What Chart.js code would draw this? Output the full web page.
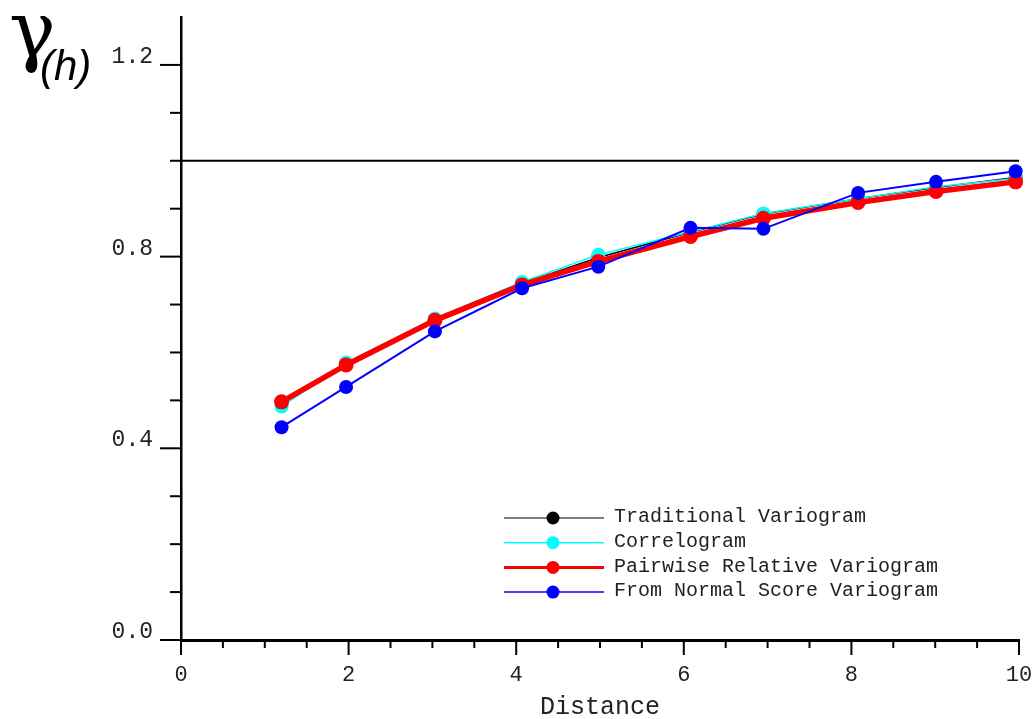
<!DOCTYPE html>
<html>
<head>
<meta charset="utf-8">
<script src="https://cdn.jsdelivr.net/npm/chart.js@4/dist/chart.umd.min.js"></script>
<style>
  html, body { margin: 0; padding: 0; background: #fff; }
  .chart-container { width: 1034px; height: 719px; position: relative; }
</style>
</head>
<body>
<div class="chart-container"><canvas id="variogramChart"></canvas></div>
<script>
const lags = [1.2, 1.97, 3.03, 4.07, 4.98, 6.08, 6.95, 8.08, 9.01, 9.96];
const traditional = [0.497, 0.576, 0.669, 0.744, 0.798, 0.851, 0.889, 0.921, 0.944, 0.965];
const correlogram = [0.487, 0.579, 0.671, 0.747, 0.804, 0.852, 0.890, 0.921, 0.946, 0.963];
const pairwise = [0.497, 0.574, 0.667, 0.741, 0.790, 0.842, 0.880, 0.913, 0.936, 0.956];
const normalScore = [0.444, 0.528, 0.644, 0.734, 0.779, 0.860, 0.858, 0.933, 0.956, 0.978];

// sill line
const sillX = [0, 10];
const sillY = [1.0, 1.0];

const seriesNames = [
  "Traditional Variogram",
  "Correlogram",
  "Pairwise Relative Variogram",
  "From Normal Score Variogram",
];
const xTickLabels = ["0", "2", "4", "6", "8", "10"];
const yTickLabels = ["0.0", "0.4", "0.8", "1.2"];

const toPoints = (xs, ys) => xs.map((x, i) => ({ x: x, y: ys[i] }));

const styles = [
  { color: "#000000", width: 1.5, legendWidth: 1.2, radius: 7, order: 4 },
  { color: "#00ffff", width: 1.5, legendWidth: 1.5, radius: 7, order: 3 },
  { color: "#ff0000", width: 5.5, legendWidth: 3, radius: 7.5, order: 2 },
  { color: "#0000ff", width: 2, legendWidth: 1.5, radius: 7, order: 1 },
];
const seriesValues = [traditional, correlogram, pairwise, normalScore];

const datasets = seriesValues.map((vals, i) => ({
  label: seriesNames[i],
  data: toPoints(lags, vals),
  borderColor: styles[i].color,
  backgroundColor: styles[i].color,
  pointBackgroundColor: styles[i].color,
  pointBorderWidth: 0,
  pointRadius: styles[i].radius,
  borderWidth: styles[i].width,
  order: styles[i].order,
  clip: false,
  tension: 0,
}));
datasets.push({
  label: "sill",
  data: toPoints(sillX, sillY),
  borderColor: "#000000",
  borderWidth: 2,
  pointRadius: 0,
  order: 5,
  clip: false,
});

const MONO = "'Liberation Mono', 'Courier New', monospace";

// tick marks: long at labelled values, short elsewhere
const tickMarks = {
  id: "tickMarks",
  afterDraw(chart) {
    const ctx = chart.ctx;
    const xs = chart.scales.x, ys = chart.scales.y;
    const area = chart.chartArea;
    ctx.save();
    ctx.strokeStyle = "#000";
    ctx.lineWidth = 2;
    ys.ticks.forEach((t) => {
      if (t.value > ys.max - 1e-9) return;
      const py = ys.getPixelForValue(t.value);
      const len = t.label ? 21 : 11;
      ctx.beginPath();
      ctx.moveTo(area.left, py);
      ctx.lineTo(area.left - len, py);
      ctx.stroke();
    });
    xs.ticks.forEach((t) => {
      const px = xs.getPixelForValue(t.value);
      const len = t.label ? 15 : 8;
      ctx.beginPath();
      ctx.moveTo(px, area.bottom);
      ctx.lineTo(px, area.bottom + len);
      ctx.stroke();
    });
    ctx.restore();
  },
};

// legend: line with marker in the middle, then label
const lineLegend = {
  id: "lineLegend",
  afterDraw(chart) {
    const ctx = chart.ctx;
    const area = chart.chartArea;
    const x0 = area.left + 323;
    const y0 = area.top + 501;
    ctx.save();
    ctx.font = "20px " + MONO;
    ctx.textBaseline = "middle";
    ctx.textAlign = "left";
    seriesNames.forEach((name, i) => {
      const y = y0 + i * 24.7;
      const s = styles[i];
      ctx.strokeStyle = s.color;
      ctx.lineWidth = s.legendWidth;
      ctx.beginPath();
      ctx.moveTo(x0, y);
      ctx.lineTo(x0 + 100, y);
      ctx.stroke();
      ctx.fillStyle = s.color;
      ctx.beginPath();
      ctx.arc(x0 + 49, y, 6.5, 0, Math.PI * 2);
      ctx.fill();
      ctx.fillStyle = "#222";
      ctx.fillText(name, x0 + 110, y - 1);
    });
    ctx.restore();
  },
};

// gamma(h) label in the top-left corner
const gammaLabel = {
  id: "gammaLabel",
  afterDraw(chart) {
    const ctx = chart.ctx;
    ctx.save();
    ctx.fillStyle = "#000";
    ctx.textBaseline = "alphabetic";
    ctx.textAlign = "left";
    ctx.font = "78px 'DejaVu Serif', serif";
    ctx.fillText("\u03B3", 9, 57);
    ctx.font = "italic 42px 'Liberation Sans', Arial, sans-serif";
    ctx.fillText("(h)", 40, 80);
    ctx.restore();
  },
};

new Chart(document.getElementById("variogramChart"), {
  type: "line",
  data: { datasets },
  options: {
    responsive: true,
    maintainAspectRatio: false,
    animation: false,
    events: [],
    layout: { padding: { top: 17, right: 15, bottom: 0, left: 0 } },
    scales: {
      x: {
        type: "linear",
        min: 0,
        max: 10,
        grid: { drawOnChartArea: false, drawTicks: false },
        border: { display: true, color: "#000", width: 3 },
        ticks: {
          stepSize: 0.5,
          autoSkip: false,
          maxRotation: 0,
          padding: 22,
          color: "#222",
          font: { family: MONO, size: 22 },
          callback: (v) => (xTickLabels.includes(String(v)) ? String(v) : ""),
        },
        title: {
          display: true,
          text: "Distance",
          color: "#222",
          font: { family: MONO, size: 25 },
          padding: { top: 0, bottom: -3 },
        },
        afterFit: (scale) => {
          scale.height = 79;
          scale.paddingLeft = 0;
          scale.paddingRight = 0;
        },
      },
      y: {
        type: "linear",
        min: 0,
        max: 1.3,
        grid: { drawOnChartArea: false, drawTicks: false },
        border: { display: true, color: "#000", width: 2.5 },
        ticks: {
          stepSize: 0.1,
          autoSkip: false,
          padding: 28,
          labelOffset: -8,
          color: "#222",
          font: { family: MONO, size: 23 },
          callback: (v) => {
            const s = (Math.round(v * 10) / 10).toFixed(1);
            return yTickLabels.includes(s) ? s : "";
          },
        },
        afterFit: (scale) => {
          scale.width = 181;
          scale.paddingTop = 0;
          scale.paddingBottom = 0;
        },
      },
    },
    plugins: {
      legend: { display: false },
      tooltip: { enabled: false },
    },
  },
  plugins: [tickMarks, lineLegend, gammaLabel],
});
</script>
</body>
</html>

* **What the exercise asks**:
Word for word, quote the lines above. Omit the pictures.

* **Solution**:
What Chart.js code would draw this? Output the full web page.
<!DOCTYPE html>
<html>
<head>
<meta charset="utf-8">
<script src="https://cdn.jsdelivr.net/npm/chart.js@4/dist/chart.umd.min.js"></script>
<style>
  html, body { margin: 0; padding: 0; background: #fff; }
  .chart-container { width: 1034px; height: 719px; position: relative; }
</style>
</head>
<body>
<div class="chart-container"><canvas id="variogramChart"></canvas></div>
<script>
const lags = [1.2, 1.97, 3.03, 4.07, 4.98, 6.08, 6.95, 8.08, 9.01, 9.96];
const traditional = [0.497, 0.576, 0.669, 0.744, 0.798, 0.851, 0.889, 0.921, 0.944, 0.965];
const correlogram = [0.487, 0.579, 0.671, 0.747, 0.804, 0.852, 0.890, 0.921, 0.946, 0.963];
const pairwise = [0.497, 0.574, 0.667, 0.741, 0.790, 0.842, 0.880, 0.913, 0.936, 0.956];
const normalScore = [0.444, 0.528, 0.644, 0.734, 0.779, 0.860, 0.858, 0.933, 0.956, 0.978];

// sill line
const sillX = [0, 10];
const sillY = [1.0, 1.0];

const seriesNames = [
  "Traditional Variogram",
  "Correlogram",
  "Pairwise Relative Variogram",
  "From Normal Score Variogram",
];
const xTickLabels = ["0", "2", "4", "6", "8", "10"];
const yTickLabels = ["0.0", "0.4", "0.8", "1.2"];

const toPoints = (xs, ys) => xs.map((x, i) => ({ x: x, y: ys[i] }));

const styles = [
  { color: "#000000", width: 1.5, legendWidth: 1.2, radius: 7, order: 4 },
  { color: "#00ffff", width: 1.5, legendWidth: 1.5, radius: 7, order: 3 },
  { color: "#ff0000", width: 5.5, legendWidth: 3, radius: 7.5, order: 2 },
  { color: "#0000ff", width: 2, legendWidth: 1.5, radius: 7, order: 1 },
];
const seriesValues = [traditional, correlogram, pairwise, normalScore];

const datasets = seriesValues.map((vals, i) => ({
  label: seriesNames[i],
  data: toPoints(lags, vals),
  borderColor: styles[i].color,
  backgroundColor: styles[i].color,
  pointBackgroundColor: styles[i].color,
  pointBorderWidth: 0,
  pointRadius: styles[i].radius,
  borderWidth: styles[i].width,
  order: styles[i].order,
  clip: false,
  tension: 0,
}));
datasets.push({
  label: "sill",
  data: toPoints(sillX, sillY),
  borderColor: "#000000",
  borderWidth: 2,
  pointRadius: 0,
  order: 5,
  clip: false,
});

const MONO = "'Liberation Mono', 'Courier New', monospace";

// tick marks: long at labelled values, short elsewhere
const tickMarks = {
  id: "tickMarks",
  afterDraw(chart) {
    const ctx = chart.ctx;
    const xs = chart.scales.x, ys = chart.scales.y;
    const area = chart.chartArea;
    ctx.save();
    ctx.strokeStyle = "#000";
    ctx.lineWidth = 2;
    ys.ticks.forEach((t) => {
      if (t.value > ys.max - 1e-9) return;
      const py = ys.getPixelForValue(t.value);
      const len = t.label ? 21 : 11;
      ctx.beginPath();
      ctx.moveTo(area.left, py);
      ctx.lineTo(area.left - len, py);
      ctx.stroke();
    });
    xs.ticks.forEach((t) => {
      const px = xs.getPixelForValue(t.value);
      const len = t.label ? 15 : 8;
      ctx.beginPath();
      ctx.moveTo(px, area.bottom);
      ctx.lineTo(px, area.bottom + len);
      ctx.stroke();
    });
    ctx.restore();
  },
};

// legend: line with marker in the middle, then label
const lineLegend = {
  id: "lineLegend",
  afterDraw(chart) {
    const ctx = chart.ctx;
    const area = chart.chartArea;
    const x0 = area.left + 323;
    const y0 = area.top + 501;
    ctx.save();
    ctx.font = "20px " + MONO;
    ctx.textBaseline = "middle";
    ctx.textAlign = "left";
    seriesNames.forEach((name, i) => {
      const y = y0 + i * 24.7;
      const s = styles[i];
      ctx.strokeStyle = s.color;
      ctx.lineWidth = s.legendWidth;
      ctx.beginPath();
      ctx.moveTo(x0, y);
      ctx.lineTo(x0 + 100, y);
      ctx.stroke();
      ctx.fillStyle = s.color;
      ctx.beginPath();
      ctx.arc(x0 + 49, y, 6.5, 0, Math.PI * 2);
      ctx.fill();
      ctx.fillStyle = "#222";
      ctx.fillText(name, x0 + 110, y - 1);
    });
    ctx.restore();
  },
};

// gamma(h) label in the top-left corner
const gammaLabel = {
  id: "gammaLabel",
  afterDraw(chart) {
    const ctx = chart.ctx;
    ctx.save();
    ctx.fillStyle = "#000";
    ctx.textBaseline = "alphabetic";
    ctx.textAlign = "left";
    ctx.font = "78px 'DejaVu Serif', serif";
    ctx.fillText("\u03B3", 9, 57);
    ctx.font = "italic 42px 'Liberation Sans', Arial, sans-serif";
    ctx.fillText("(h)", 40, 80);
    ctx.restore();
  },
};

new Chart(document.getElementById("variogramChart"), {
  type: "line",
  data: { datasets },
  options: {
    responsive: true,
    maintainAspectRatio: false,
    animation: false,
    events: [],
    layout: { padding: { top: 17, right: 15, bottom: 0, left: 0 } },
    scales: {
      x: {
        type: "linear",
        min: 0,
        max: 10,
        grid: { drawOnChartArea: false, drawTicks: false },
        border: { display: true, color: "#000", width: 3 },
        ticks: {
          stepSize: 0.5,
          autoSkip: false,
          maxRotation: 0,
          padding: 22,
          color: "#222",
          font: { family: MONO, size: 22 },
          callback: (v) => (xTickLabels.includes(String(v)) ? String(v) : ""),
        },
        title: {
          display: true,
          text: "Distance",
          color: "#222",
          font: { family: MONO, size: 25 },
          padding: { top: 0, bottom: -3 },
        },
        afterFit: (scale) => {
          scale.height = 79;
          scale.paddingLeft = 0;
          scale.paddingRight = 0;
        },
      },
      y: {
        type: "linear",
        min: 0,
        max: 1.3,
        grid: { drawOnChartArea: false, drawTicks: false },
        border: { display: true, color: "#000", width: 2.5 },
        ticks: {
          stepSize: 0.1,
          autoSkip: false,
          padding: 28,
          labelOffset: -8,
          color: "#222",
          font: { family: MONO, size: 23 },
          callback: (v) => {
            const s = (Math.round(v * 10) / 10).toFixed(1);
            return yTickLabels.includes(s) ? s : "";
          },
        },
        afterFit: (scale) => {
          scale.width = 181;
          scale.paddingTop = 0;
          scale.paddingBottom = 0;
        },
      },
    },
    plugins: {
      legend: { display: false },
      tooltip: { enabled: false },
    },
  },
  plugins: [tickMarks, lineLegend, gammaLabel],
});
</script>
</body>
</html>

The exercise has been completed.